Preserving what is deep, valid and good in our own heritage
Salt and Light Catholic Daily News
Tuesday, July 5, 2005
At the arrival ceremony in Toronto for the late Pope John Paul II at the
beginning of World Youth Day 2002, the Holy Father spoke these powerful words
to Government officials and the people of Canada at Pearson International
Airport on July 23, 2002:
"Canadians are heirs to an extraordinarily rich humanism, enriched even more
by the blend of many different cultural elements... . In a world of great
social and ethical strains, and confusion about the very purpose of life,
Canadians have an incomparable treasure to contribute - on condition that
they preserve what is deep, and good and valid in their own heritage."
The Parliament of Canada has voted to alter the definition it gives to
marriage for the purposes of Canadian civil law. This decision could bring in
its wake bitter and unpredictable demographic, social, cultural, and
religious consequences.
The Vatican has called recent government measures in Spain and Canada
legalizing same-sex marriage "new, violent attacks against the family."
Spain's Parliament approved a bill June 30 to allow same-sex couples to
marry and adopt children; Canada's Parliament approved legislation legalizing
same-sex marriage two days earlier. The laws passed in Canada and Spain are
expected to go into effect later this month. The Netherlands and Belgium
passed similar laws allowing gay marriages in 2001 and 2003, respectively.
Until now, only Spain allows for the adoption of children by married gay
couples.
With Bill C-38 now proceeding to the Senate of Canada, and in view also of
ongoing developments in the health-care crisis, Canadians continue to witness
a dangerous deterioration of their communal values. This worrisome decline in
shared concern and care for the common good is also evident in the continuing
high rates of marriage breakdown, the annual number of abortions, and the
declining number of births.
A plan of action is now before us. Our Canadian reality is truly based on a
transcendent vision of life based on Christian revelation that has made us a
free, democratic and caring society, recognized throughout the world as a
champion of human rights and human dignity. We will only continue to
offer
this treasure to humanity and history if we preserve what is deep and good
and valid in our own heritage. And one of the greatest gifts we have received
is marriage.
You lay people are the ministers of the Sacrament of Marriage. You are its
beneficiaries. Uphold the dignity of this important institution and
sacrament. Support the Marriage Preparation Programs in your parish
communities. Insist that in your parishes and dioceses, you have solid
vocational programs for young adults and young people. It all begins
there.
Use such opportunities and programs to give public witness, to speak about
the sacredness and dignity of marriage, of family life, to future
generations. Parishes, dioceses and countries that do not have creative
pastoral strategies and vocational programs for young people leave the door
open to tremendous moral confusion and misunderstanding, misinformation,
emptiness.
As Christians, we must banish from our vocabulary, our hearts and our
communities all existing tendencies of hating, reviling and destroying gay
people- women and men with a homosexual orientation who, in most cases, have
not chosen that orientation. For many homosexual persons, being gay is
anything but being happy.
Gay people may be our sons and daughters, brothers or sisters,
colleagues, neighbors, confreres, health care workers, clergy, and friends.
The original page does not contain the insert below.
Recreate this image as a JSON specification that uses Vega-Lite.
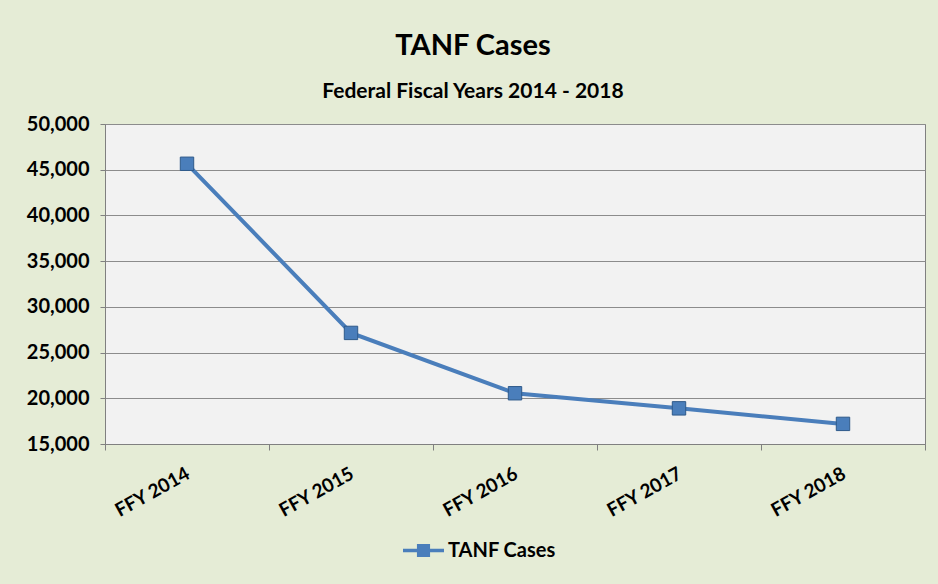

They are also sons and daughters of God, created in God's image and
likeness.
Over the past months I have heard from some gay women and men who have
expressed their own frustration that the "same sex marriage legislation" was
thrust upon them just as it was thrust upon heterosexual persons. Hateful
language that labels all homosexual persons as "radical gay activists out to
destroy society and family life" is not only erroneous, it is
anti-Christian.
In some cases, the homosexual person grew up in very ordinary, loving family
situations. Sexual orientation was not the result of external conditions. In
other cases, the gay son or daughter, brother or sister, grew up in a divided
family situation, accustomed to brokenness and rejection.
I have never met any gay people who hate the Sacrament or Institution of
Marriage of a man and a woman, or despise the raising of children by a mother
and father united in marriage. I have encountered gay men and women who bear
the suffering of broken families and who grew up in hostile environments that
did not nurture life.
Finally, let us not forget that other bonds of love and interdependency, of
commitment and mutual responsibility exist in society. They may be good; they
may even be recognized in law. They are not the same as marriage; they are
something else. No extension of terminology for legal purposes will change
the observable reality that only the committed union of a man and a woman
carries, not only the bond of interdependency between the two adults, but the
inherent capacity to bring forth children.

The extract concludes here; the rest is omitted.